Hi, my name is Laetitia Barbu, I am a designer and expert in sustainable development.

 

Wear-Abouts project is born about the same time as my daughter. Pregnancy and child-raising has deeply changed me and helped to reveal more personal projects.

 

 

My grand-mother had very diverse 60’s vintage fabrics with very colorful graphic patterns. As well I had the chance, as a kid, to have access to very nice illustrated book for children that influenced me a lot.

 

Though born and raised in Paris, I have spent a lot of free time in nature staying hours outdoors. It has allowed me to develop a very strong connection with nature at a very early age and cultivate this connection further on.

 

My generation obviously discovered the digital age. I used the first family computer when I was about 12 years old. I chose to study arts and graphic design, in a school specializing in digital technologies. I had as well a strong interest for environments and decided to study territory development and sustainable tourism. This combination of digital and natural generated in me the need to get rid of standard interfaces and bring digital outdoor in an active manner, but also to show that digital and outdoor/nature life are not antithetic, that digital is not necessary a confinement.
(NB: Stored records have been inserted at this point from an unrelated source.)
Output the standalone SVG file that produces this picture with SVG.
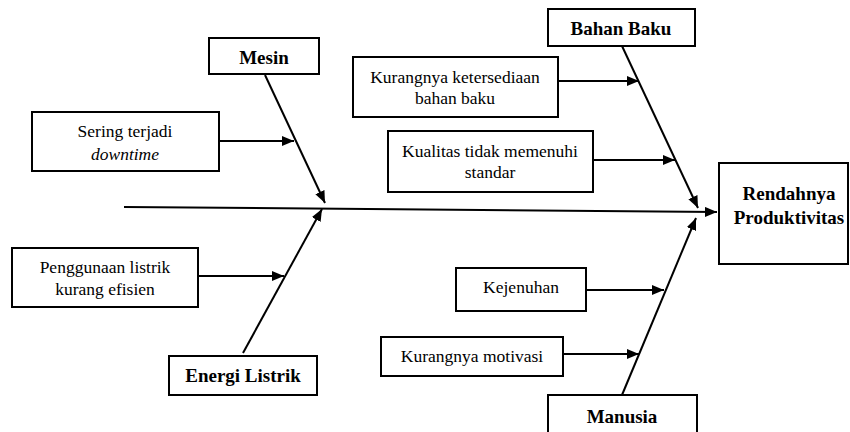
<svg xmlns="http://www.w3.org/2000/svg" width="850" height="432" viewBox="0 0 850 432">
<style>
.box{fill:#fff;stroke:#000;stroke-width:2}
.t{font-size:17.5px;fill:#000;text-anchor:middle}
.b{font-size:19px;font-weight:bold;fill:#000;text-anchor:middle}
.ln{stroke:#000;stroke-width:2;fill:none;marker-end:url(#ah)}
</style>
<defs>
<marker id="ah" markerWidth="12" markerHeight="10" refX="12" refY="5" orient="auto" markerUnits="userSpaceOnUse">
<path d="M0,0 L12,5 L0,10 Z" fill="#000"/>
</marker>
</defs>
<rect width="850" height="432" fill="#fff"/>
<g id="connectors">
<line class="ln" x1="124" y1="207" x2="717" y2="212"/>
<line class="ln" x1="265" y1="75" x2="325" y2="203"/>
<line class="ln" x1="243" y1="353" x2="322" y2="209"/>
<line class="ln" x1="622" y1="46" x2="698" y2="208"/>
<line class="ln" x1="622" y1="395" x2="696" y2="218"/>
<line class="ln" x1="219" y1="141" x2="294" y2="141"/>
<line class="ln" x1="198" y1="276" x2="284" y2="276"/>
<line class="ln" x1="558" y1="81" x2="639" y2="81"/>
<line class="ln" x1="593" y1="160" x2="675" y2="160"/>
<line class="ln" x1="586" y1="290" x2="664" y2="290"/>
<line class="ln" x1="563" y1="354" x2="639" y2="354"/>
</g>
<g font-family="Liberation Serif, Times New Roman, serif">
<g id="mesin"><rect class="box" x="209" y="38" width="110" height="36"/><text class="b" x="264" y="64">Mesin</text></g>
<g id="bahan-baku"><rect class="box" x="548" y="9" width="147" height="37"/><text class="b" x="621" y="35">Bahan Baku</text></g>
<g id="energi-listrik"><rect class="box" x="169" y="356" width="148" height="39"/><text class="b" x="243" y="382">Energi Listrik</text></g>
<g id="manusia"><rect class="box" x="548" y="395" width="149" height="45"/><text class="b" x="622" y="423">Manusia</text></g>
<g id="rendahnya"><rect class="box" x="719" y="163" width="129" height="101"/><text class="b" x="789" y="200">Rendahnya</text><text class="b" x="789" y="224">Produktivitas</text></g>
<g id="sering"><rect class="box" x="32" y="112" width="187" height="59"/><text class="t" x="125" y="137">Sering terjadi</text><text class="t" x="125" y="160" font-style="italic">downtime</text></g>
<g id="penggunaan"><rect class="box" x="12" y="248" width="186" height="59"/><text class="t" x="105" y="273">Penggunaan listrik</text><text class="t" x="105" y="295">kurang efisien</text></g>
<g id="kurangnya-ketersediaan"><rect class="box" x="353" y="57" width="205" height="60"/><text class="t" x="455" y="83">Kurangnya ketersediaan</text><text class="t" x="455" y="104">bahan baku</text></g>
<g id="kualitas"><rect class="box" x="388" y="131" width="205" height="61"/><text class="t" x="490" y="157">Kualitas tidak memenuhi</text><text class="t" x="490" y="178">standar</text></g>
<g id="kejenuhan"><rect class="box" x="456" y="268" width="130" height="43"/><text class="t" x="521" y="293">Kejenuhan</text></g>
<g id="motivasi"><rect class="box" x="381" y="337" width="182" height="39"/><text class="t" x="472" y="362">Kurangnya motivasi</text></g>
</g>
</svg>
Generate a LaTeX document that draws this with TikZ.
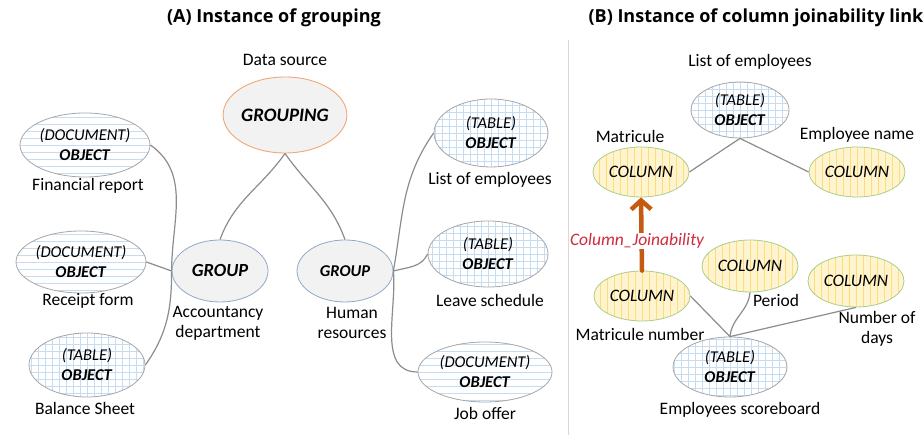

This added to my wish to create quality experiences for my daughter that I could not find on the market.

 

On my journey I met Ruxandra, a printmaker and digital humanities researcher originally from Romania but living in Sicily, whose love for prints and her ‘researcher mind’ determined her to embark on this adventure. Together we thought deeply how illustrations could step out of the printed medium into other materials such as clothes and accessories, in order to ‘speak’ to their users more meaningfully and educating them in a fun and alternative way.

 

Wear-Abouts x Baltic Sea project is the result of the choice to create first prototypes and products addressing the European Macro region around the Baltic Sea, Northern and Southern shores, and display common aspects of cultures as well as differences of Nordic and Baltic countries, around the same sea.

 

We invited Taina, a Design manager at Modus in Tampere, Finland, to join the WORTH team and she brought her expertise to help us address better the fashion and retail sector in these countries, to conduct research on innovative and sustainable fabrics available as well as finding further opportunities in Finland.

 

My knowledge about Nordic and Baltic countries through travels there, the connection to nature, the important place of design in these countries and their alternative views on education have definitely contributed to this choice.

 

This helped us develop our first collection on the theme of Wildfoods. The so called Nordic diet is not only healthy but brings numerous innovations to the market, while promoting a deep bond with nature. Through it we wanted to help children and adults around them reconsider the content of their plates, the origin and virtues of the products consumed and the usefulness of the direct link between the consumer and the source of the products, such as picking, cultivation or local supply. With us the local illustrators drew the story behind themes addressed, finding inspiration in the middle of nature.

 

WORTH Partnership Project has allowed us to gather and bring our background and experience at the service of the project. It has also allowed us to take the concept to a next level through meetings and brainstorming, discussions with augmented reality systems developers, illustrators and cycles of tests helping to improve the different prototypes created. It gave us the freedom to take time to investigate further on to find the best combinations for our final prototypes versions.

 

Wear-Abouts is the typical example of collaborative work as it creates cross sector products, involving the fields of sustainable fashion, illustration, pattern design, technology, education and sustainable tourism. It is through this highly collaborative project that innovation is fostered and helps to reach new ways of considering and experiencing fashion, education and tourism but also to address the life cycle of products and a shift in consumption models.

 

We are already preparing the second collection for children between 0-7 years old.